しかし、オリンピックに出られるかというと難しい。
人によって「足が速い」という定義のばらつきを、数字を用いることでそれを解消しているのです。
数字を使って表現することで、複数の情報をまとめて伝えることも可能です。
「彼は、100mを12秒で走り、クラスで1番足が速いが、学年では3番目だ」
この場合、「100mを12秒で走る」ということは、とても足が速いことがすぐにわかります。
ただ、「学年で3番目」ということは、彼よりもさらに速い人が二人いるということを伝えているのです。
このように相手に何かを伝えようとするとき、数字を使ったときと、そうでないときとでは伝わり方が違ってきます。
より正確に相手に伝えようとするならば、数字を使って説明する方が、具体的かつ効率的です。
何より、個々人の認識の違いからくるイメージのズレも最小限に止めることができるのです。
能動性と受動性
では、私たちはいつからものごとを数字で捉えるようになったのでしょうか。
逆に、私たちはいつまでものごとを数字以外で捉えていたのでしょうか。
私の記憶を掘り起こしてみると、小学校高学年くらいには数字でものごとを考えて始めるようになり、中学生に入るとその考え方が確立されました。
しかし、「数字で捉える」といっても、小学校高学年と中学生では大きな境界線があるように思えてなりません。
つまり、2種類の数字の捉え方があるということです。
それは、学校教育の影響が大きいのだと思います。
小学生のうちは、「負けたくない!」という、自身の内側からわき上がる自主的なものが主でした。
現在では、運動会の競走で順位を決めないという学校もあります。
でも、誰よりも速く走って1番になったときは達成感もあったし、とても嬉しかったのを覚えています。
テストで100点を取れば純粋に嬉しかったけど、悪い点数のときは少し落ち込みました。
「あの人に勝ちたい」とか「この人には負けたくない」というような、ある種の「純粋な闘争心」のようなものに突き動かされていたのかもしれません。
中学生になると、数字の捉え方が一変します。
これまでは、自分の内側からわき上がる闘争心によって自主的に競っていました。
ところが中学生になると、周りから競争することを求められ受動的に数字を捉えさせられるようになったのです。

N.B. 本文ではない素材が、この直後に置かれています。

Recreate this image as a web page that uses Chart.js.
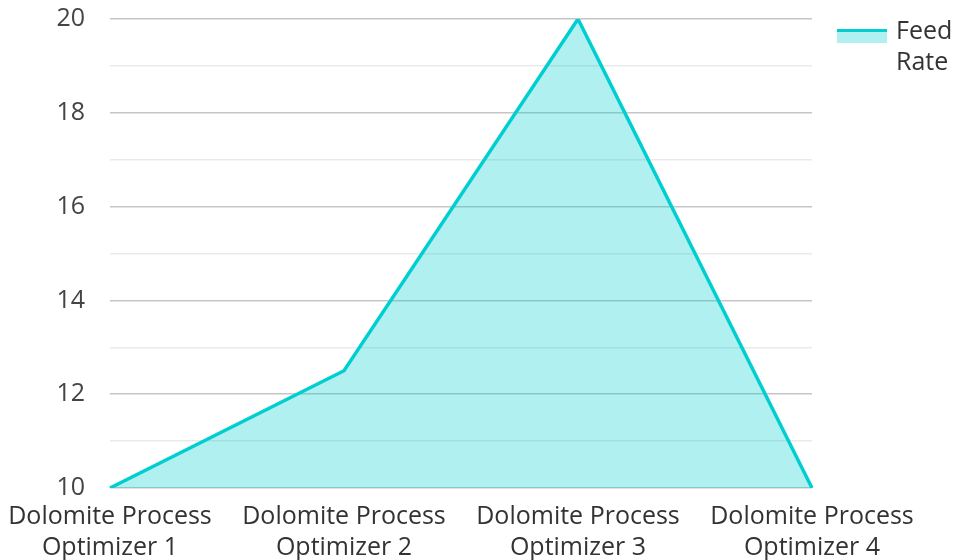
<!DOCTYPE html>
<html>
<head>
<meta charset="utf-8">
<script src="https://cdn.jsdelivr.net/npm/chart.js@4"></script>
<style>
  html, body { margin: 0; padding: 0; background: #ffffff; }
  #wrap { width: 953px; height: 560px; }
</style>
</head>
<body>
<div id="wrap"><canvas id="c" width="953" height="560"></canvas></div>
<script>
const categories = [
  ['Dolomite Process', 'Optimizer 1'],
  ['Dolomite Process', 'Optimizer 2'],
  ['Dolomite Process', 'Optimizer 3'],
  ['Dolomite Process', 'Optimizer 4']
];
const feedRate = [10, 12.5, 20, 10];
const seriesName = ['Feed', 'Rate'];
const yTicks = [10, 12, 14, 16, 18, 20];

const lineColor = 'rgb(0, 206, 209)';
const fillColor = 'rgba(0, 206, 209, 0.31)';
const fontFamily = '"Open Sans", "Noto Sans", sans-serif';

// Legend drawn to the right of the plot, with the name split over two lines
const sideLegend = {
  id: 'sideLegend',
  afterDraw(chart) {
    const ctx = chart.ctx;
    const x0 = 837, w = 50, y0 = 29;
    ctx.save();
    ctx.fillStyle = fillColor;
    ctx.fillRect(x0, y0, w, 14);
    ctx.fillStyle = lineColor;
    ctx.fillRect(x0, y0, w, 3);
    ctx.fillStyle = '#333333';
    ctx.font = '25px ' + fontFamily;
    ctx.textBaseline = 'middle';
    ctx.textAlign = 'left';
    seriesName.forEach((t, i) => ctx.fillText(t, 896, 32 + i * 31));
    ctx.restore();
  }
};

new Chart(document.getElementById('c'), {
  type: 'line',
  data: {
    labels: categories,
    datasets: [{
      label: seriesName.join(' '),
      data: feedRate,
      borderColor: lineColor,
      backgroundColor: fillColor,
      borderWidth: 3.5,
      fill: 'origin',
      pointRadius: 0,
      tension: 0
    }]
  },
  options: {
    responsive: false,
    animation: false,
    layout: { padding: { top: 0, right: 141, left: 12, bottom: 0 } },
    plugins: {
      legend: { display: false },
      tooltip: { enabled: false }
    },
    scales: {
      x: {
        offset: false,
        grid: { display: false },
        border: { display: false },
        afterFit: s => { s.height -= 8; },
        ticks: {
          color: '#333333',
          font: { family: fontFamily, size: 25, lineHeight: 1.24 },
          maxRotation: 0,
          autoSkip: false,
          padding: 5
        }
      },
      y: {
        min: 10,
        max: 20,
        border: { display: false },
        afterFit: s => { s.width = 98; },
        grid: {
          drawTicks: true,
          tickLength: 21,
          tickColor: 'rgba(0,0,0,0)',
          lineWidth: 1.5,
          color: c => (c.tick && c.tick.value % 2 === 0) ? '#c6c6c6' : '#eaeaea'
        },
        afterBuildTicks: axis => {
          axis.ticks = [];
          for (let v = 10; v <= 20; v++) axis.ticks.push({ value: v });
        },
        ticks: {
          color: '#444444',
          font: { family: fontFamily, size: 25 },
          padding: 4,
          callback: v => yTicks.includes(v) ? String(v) : ''
        }
      }
    }
  },
  plugins: [sideLegend]
});
</script>
</body>
</html>
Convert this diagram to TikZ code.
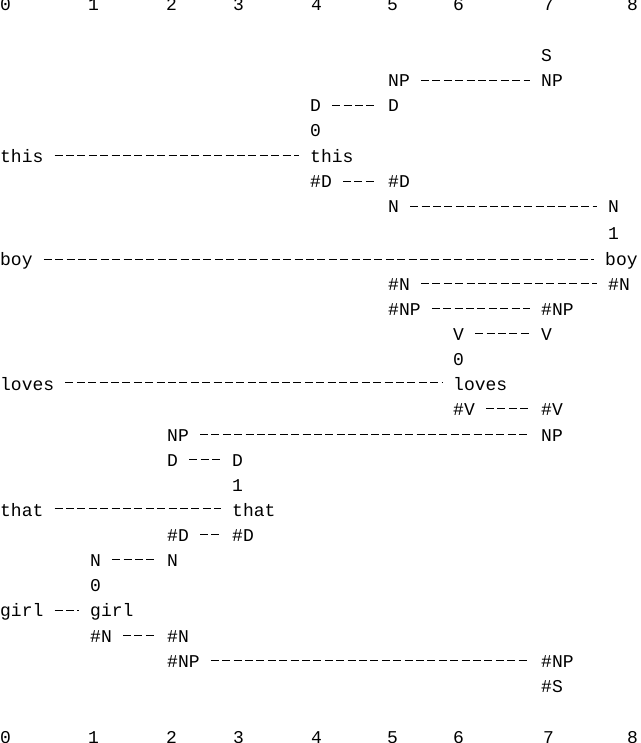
\documentclass[tikz,border=0pt]{standalone}
\usepackage{fontspec}
\setmonofont{Liberation Mono}
\begin{document}
\begin{tikzpicture}[x=1pt,y=-1pt,
  tok/.style={anchor=base west,inner sep=0pt,font=\ttfamily\fontsize{18pt}{20pt}\selectfont},
  dl/.style={draw,line width=0.8pt,dash pattern=on 8pt off 3.4pt,shorten <=11pt,shorten >=11pt}]
\useasboundingbox (0,0) rectangle (640,743);
\newcommand\T[4]{\node[tok] (#1) at (#2,#3+6) {#4};}
\newcommand\C[2]{\path[dl] ([yshift=1pt]#1.east) -- ([yshift=1pt]#2.west|-#1.east);}
% digit rows
\foreach \d/\x in {0/0,1/88,2/166,3/233,4/311,5/387,6/453,7/543,8/627}{
  \node[tok] (t\d) at (\x,11) {\d};
  \node[tok] (b\d) at (\x,743) {\d};}
\T{s}{541}{56}{S}
\T{np1}{388}{81}{NP}\T{np1b}{541}{81}{NP}\C{np1}{np1b}
\T{d1}{310}{106}{D}\T{d1b}{388}{106}{D}\C{d1}{d1b}
\T{z1}{310}{131}{0}
\T{this}{0}{157}{this}\T{thisb}{310}{157}{this}\C{this}{thisb}
\T{hd1}{310}{182}{\#D}\T{hd1b}{388}{182}{\#D}\C{hd1}{hd1b}
\T{n1}{388}{207}{N}\T{n1b}{608}{207}{N}\C{n1}{n1b}
\T{o1}{608}{233}{1}
\T{boy}{0}{259}{boy}\T{boyb}{605}{259}{boy}\C{boy}{boyb}
\T{hn1}{388}{284}{\#N}\T{hn1b}{608}{284}{\#N}\C{hn1}{hn1b}
\T{hnp1}{388}{309}{\#NP}\T{hnp1b}{541}{309}{\#NP}\C{hnp1}{hnp1b}
\T{v}{453}{334}{V}\T{vb}{541}{334}{V}\C{v}{vb}
\T{z2}{453}{359}{0}
\T{loves}{0}{384}{loves}\T{lovesb}{453}{384}{loves}\C{loves}{lovesb}
\T{hv}{453}{409}{\#V}\T{hvb}{541}{409}{\#V}\C{hv}{hvb}
\T{np2}{167}{435}{NP}\T{np2b}{541}{435}{NP}\C{np2}{np2b}
\T{d2}{167}{460}{D}\T{d2b}{232}{460}{D}\C{d2}{d2b}
\T{o2}{232}{485}{1}
\T{that}{0}{510}{that}\T{thatb}{232}{510}{that}\C{that}{thatb}
\T{hd2}{167}{535}{\#D}\T{hd2b}{232}{535}{\#D}\C{hd2}{hd2b}
\T{n2}{90}{560}{N}\T{n2b}{167}{560}{N}\C{n2}{n2b}
\T{z3}{90}{585}{0}
\T{girl}{0}{610}{girl}\T{girlb}{90}{610}{girl}\C{girl}{girlb}
\T{hn2}{90}{636}{\#N}\T{hn2b}{167}{636}{\#N}\C{hn2}{hn2b}
\T{hnp2}{167}{661}{\#NP}\T{hnp2b}{541}{661}{\#NP}\C{hnp2}{hnp2b}
\T{hs}{541}{686}{\#S}
\end{tikzpicture}
\end{document}
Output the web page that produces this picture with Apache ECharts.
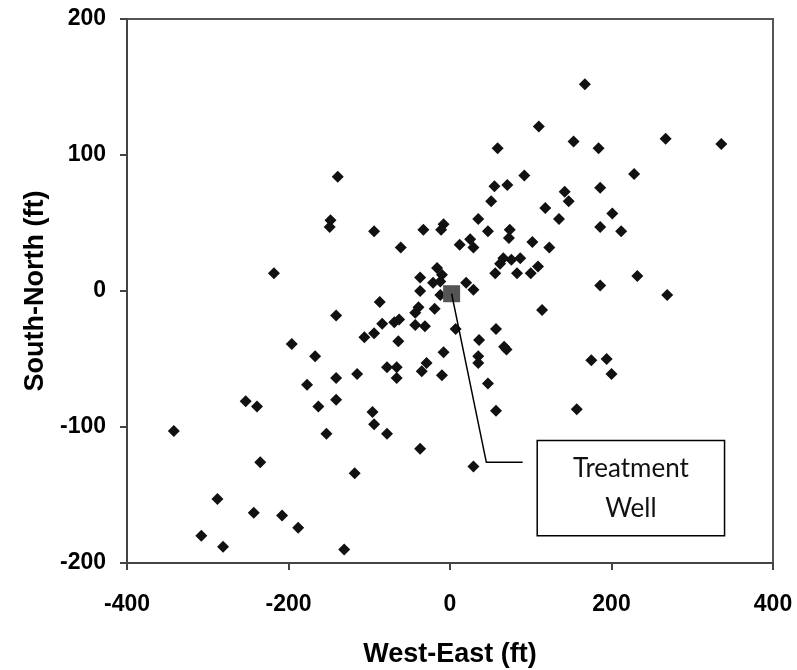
<!DOCTYPE html>
<html>
<head>
<meta charset="utf-8">
<script src="https://cdn.jsdelivr.net/npm/echarts@6/dist/echarts.min.js"></script>
<style>
html,body{margin:0;padding:0;background:#fff;}
#chart{width:797px;height:670px;}
</style>
</head>
<body>
<div id="chart"></div>
<script>
// West-East (ft) coordinates of monitoring points
const westEast = [
  -139,-148,-149,-94,-33,-8,-11,-61,12,-218,-37,-16,-10,-21,-12,-37,-12,-87,
  167,110,59,153,184,267,336,228,92,55,71,186,51,142,147,118,135,201,186,212,
  35,47,74,73,102,123,25,29,66,62,76,87,56,83,100,109,186,232,269,20,29,
  -141,-39,-43,-19,-84,-69,-63,-43,-31,7,-106,-94,-64,-196,-167,-8,-78,-66,-66,
  -115,-141,-29,-35,-10,-177,-141,-163,-253,-239,-96,-94,-78,-153,-342,-37,-235,
  -118,-288,-243,-208,-188,-308,-281,-131,
  114,57,36,67,70,35,35,175,194,200,47,57,157,29
];
// South-North (ft) coordinates of monitoring points
const southNorth = [
  84,52,47,44,45,49,45,32,34,13,10,17,12,6,7,0,-3,-8,
  152,121,105,110,105,112,108,86,85,77,78,76,66,73,66,61,53,57,47,44,
  53,44,45,39,36,32,38,32,24,20,23,24,13,13,13,18,4,11,-3,6,1,
  -18,-12,-16,-13,-24,-23,-21,-25,-26,-28,-34,-31,-37,-39,-48,-45,-56,-56,-64,
  -61,-64,-53,-59,-62,-69,-80,-85,-81,-85,-89,-98,-105,-105,-103,-116,-126,
  -134,-153,-163,-165,-174,-180,-188,-190,
  -14,-28,-36,-41,-43,-48,-53,-51,-50,-61,-68,-88,-87,-129
];
const wellX = [2];
const wellY = [-2];
const xTicks = {min: -400, max: 400, interval: 200};
const yTicks = {min: -200, max: 200, interval: 100};
const annotationText = ['Treatment', 'Well'];
// annotation anchor positions in data units
const calloutElbow = [45, -126];
const calloutEnd = [90, -126];
const boxCorner1 = [108, -110];
const boxCorner2 = [340, -180];

const points = westEast.map((x, i) => [x, southNorth[i]]);
const wellPts = wellX.map((x, i) => [x, wellY[i]]);

const chart = echarts.init(document.getElementById('chart'), null, {renderer: 'canvas'});
const font = '"Liberation Sans", Arial, sans-serif';
const axisColor = '#444';

chart.setOption({
  animation: false,
  backgroundColor: '#fff',
  grid: {left: 127, right: 24, top: 19, bottom: 107, outerBoundsMode: 'none', containLabel: false,
         show: true, borderColor: '#555', borderWidth: 2, backgroundColor: 'transparent'},
  xAxis: {
    type: 'value', min: xTicks.min, max: xTicks.max, interval: xTicks.interval,
    axisLine: {show: true, onZero: false, lineStyle: {color: axisColor, width: 2}},
    axisTick: {show: true, inside: false, length: 7, lineStyle: {color: axisColor, width: 2}},
    splitLine: {show: false},
    axisLabel: {fontFamily: font, fontWeight: 'bold', fontSize: 23, color: '#000', margin: 30},
    name: 'West-East (ft)', nameLocation: 'middle', nameGap: 78,
    nameTextStyle: {fontFamily: font, fontWeight: 'bold', fontSize: 27, color: '#000'}
  },
  yAxis: {
    type: 'value', min: yTicks.min, max: yTicks.max, interval: yTicks.interval,
    axisLine: {show: true, onZero: false, lineStyle: {color: axisColor, width: 2}},
    axisTick: {show: true, inside: false, length: 7, lineStyle: {color: axisColor, width: 2}},
    splitLine: {show: false},
    axisLabel: {fontFamily: font, fontWeight: 'bold', fontSize: 23, color: '#000', margin: 21},
    name: 'South-North (ft)', nameLocation: 'middle', nameGap: 76, nameRotate: 90,
    nameTextStyle: {fontFamily: font, fontWeight: 'bold', fontSize: 27, color: '#000'}
  },
  series: [
    {type: 'scatter', data: points, symbol: 'diamond', symbolSize: 12,
     itemStyle: {color: '#111', opacity: 1}, z: 2},
    {type: 'scatter', data: wellPts, symbol: 'rect', symbolSize: 17,
     itemStyle: {color: '#555', opacity: 1}, z: 3}
  ]
});

const px = p => chart.convertToPixel({gridIndex: 0}, p);
const w = px(wellPts[0]);
const e = px(calloutElbow);
const en = px(calloutEnd);
const b1 = px(boxCorner1);
const b2 = px(boxCorner2);
const bx = Math.min(b1[0], b2[0]), by = Math.min(b1[1], b2[1]);
const bw = Math.abs(b2[0] - b1[0]), bh = Math.abs(b2[1] - b1[1]);

chart.setOption({
  graphic: [
    {type: 'polyline', z: 10, shape: {points: [w, e, en]}, style: {stroke: '#000', lineWidth: 1.5, fill: null}},
    {type: 'rect', z: 10, shape: {x: bx, y: by, width: bw, height: bh}, style: {stroke: '#000', lineWidth: 1.5, fill: '#fff'}},
    {type: 'text', z: 11, x: bx + bw / 2, y: by + bh / 2,
     style: {text: annotationText.join('\n'), fontFamily: 'Lato, "Open Sans", sans-serif', fontSize: 26, lineHeight: 40,
             fill: '#111', align: 'center', verticalAlign: 'middle'}}
  ]
});
</script>
</body>
</html>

それは、定期テストなどで学年順位を知ったり、通知表が相対評価であったりしたからだと感じます。
私は、それ自体を否定するつもりはありません。
資本主義の我が国において、大人になれば嫌でも競争しなければならないのです。
それを考えると、自分の現状を数字で真正面から突きつけられる、ということを中学生のうちから経験できることは、悪い面ばかりではなさそうです。
あなたは、いつからものごとを数字で捉えるようになりましたか?
イメージのフレームをつくる
相手に伝えることはとても難しいことです。
まして、口頭で伝えようとすればなおさらです。
私たちは、より具体的に、より正確に何かを伝えようとするとき、数字を用いることは避けられないことなのかもしれません。
具体性を持たせる代表格として「5W1H」がありますが、「いつ」(○月△日 □時)の部分で数字は使用されます。
また、逃走した犯人の特徴を報道で見聞きするとき、必ず数字が用いられます。
数字を入れて具体化することで、私たちは共通の認識のもとでものごとを捉えることができるのです。
ただ、数字ばかりを盛り込んで相手に伝えようとしても、表面上のイメージしか持てないのが現実です。
「どんな人か」と尋ねてみても、身長や体重などの具体的な数字がわかっていたとしても、それはあくまでもフレームが完成しただけで、中身は空っぽの状態です。
つまり、イメージのフレームだけがある状態です。
『星の王子さま』の本のように、数字以外の情報(趣味や休日の過ごし方など)があることで、はじめてその枠組みの内側を埋めることができるのです。
『星の王子さま』はとても大切なことを教えてくれました。
ものごとを数字で考えることは、決していけないことではありません。
ただ、数字以外の情報も交えることで、そこに厚みが増すようになります。
もしあなたが、誰かに何かを具体的に伝えたいとき、①まず数字を使って説明する(フレームをつくる)、②数字以外のことを説明する(フレームの内側を埋める)ことで、より相手に伝えられるはずです。